A sure-fire way to frustrate your team and ensure they lose confidence in you is to flip-flop on your decisions.
Over the past year I’ve worked with a leader averse to owning his decisions. This usually materializes in one of two ways. Either he’s unable to make a decision in the moment and needs to spend a few days thinking it over, or he makes a decision then reverses it out in the same meeting or a subsequent meeting. Sometimes it’s a mix of both. One time he forgot he’d been involved in the decision-making process and pushed ownership for the decision onto someone who hadn’t even been involved!
As a leader the ability to make decisions in the moment is a necessary skill. You need to be able to take in the inputs, weight up the consequences and assume the risk for the decision. Not all the decisions you make will be popular. But you need to stand by them and be prepared to explain the pros and cons, and the decisioning process you went through. That’s part of courageous leadership.

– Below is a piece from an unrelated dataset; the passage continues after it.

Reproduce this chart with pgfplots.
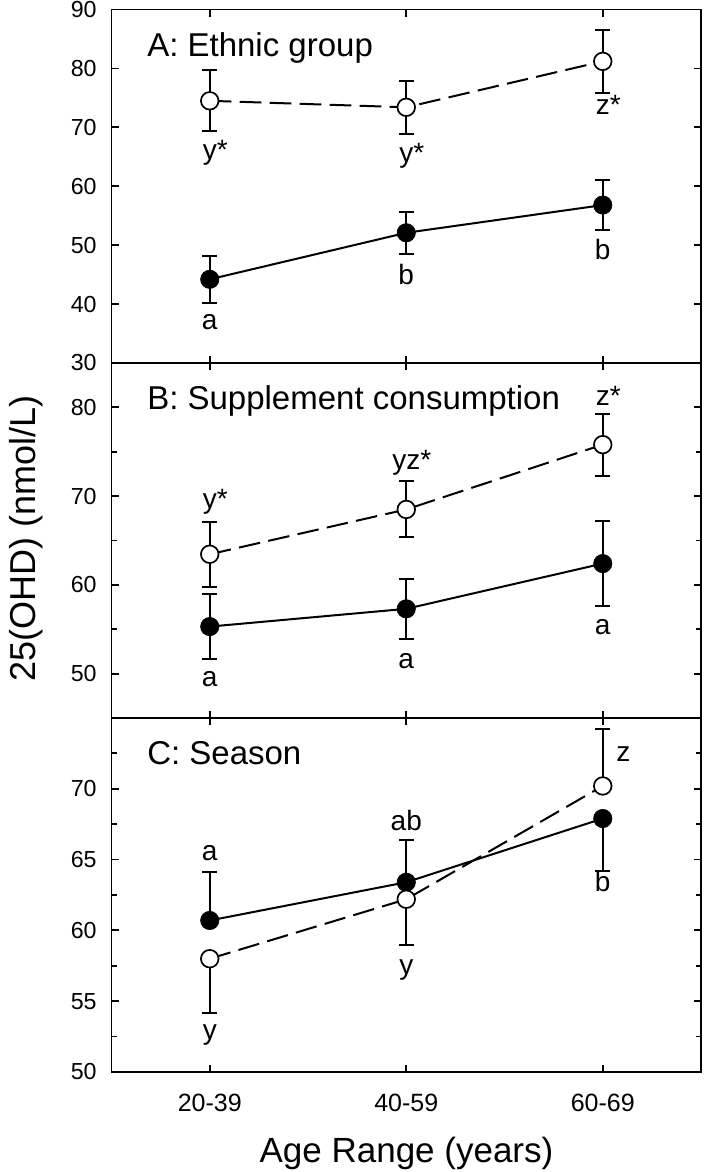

Sometimes leaders make the wrong decision and need to pivot. That’s OK as long as you accept the consequences and don’t pass ownership on to someone else. Sometimes new information materializes or circumstances change as a natural part of business. Again, it’s OK to pivot.
What’s not OK is making a habit of changing your mind because you didn’t properly consider the information that was already at hand.
I came across an apt quote from leadership expert, John C. Maxwell: “Inability to make decisions is one of the principal reasons executives fail. Deficiency in decision-making ranks much higher than lack of specific knowledge or technical know-how as an indicator of leadership failure.“
Pulling it together
- Own your decisions – don’t put the risk of your decision on to someone else.
- Be prepared to defend your decisions. This doesn’t mean blindly defending for the sake of being right, but being able to explain the rationale behind your decision.
- Accept that your decisions will not always be right. A decision that was right at the time might not be right given changing circumstances.
Photo: Doors in a Victorian-style street in Dublin. Which door will you decide to walk through – black or red?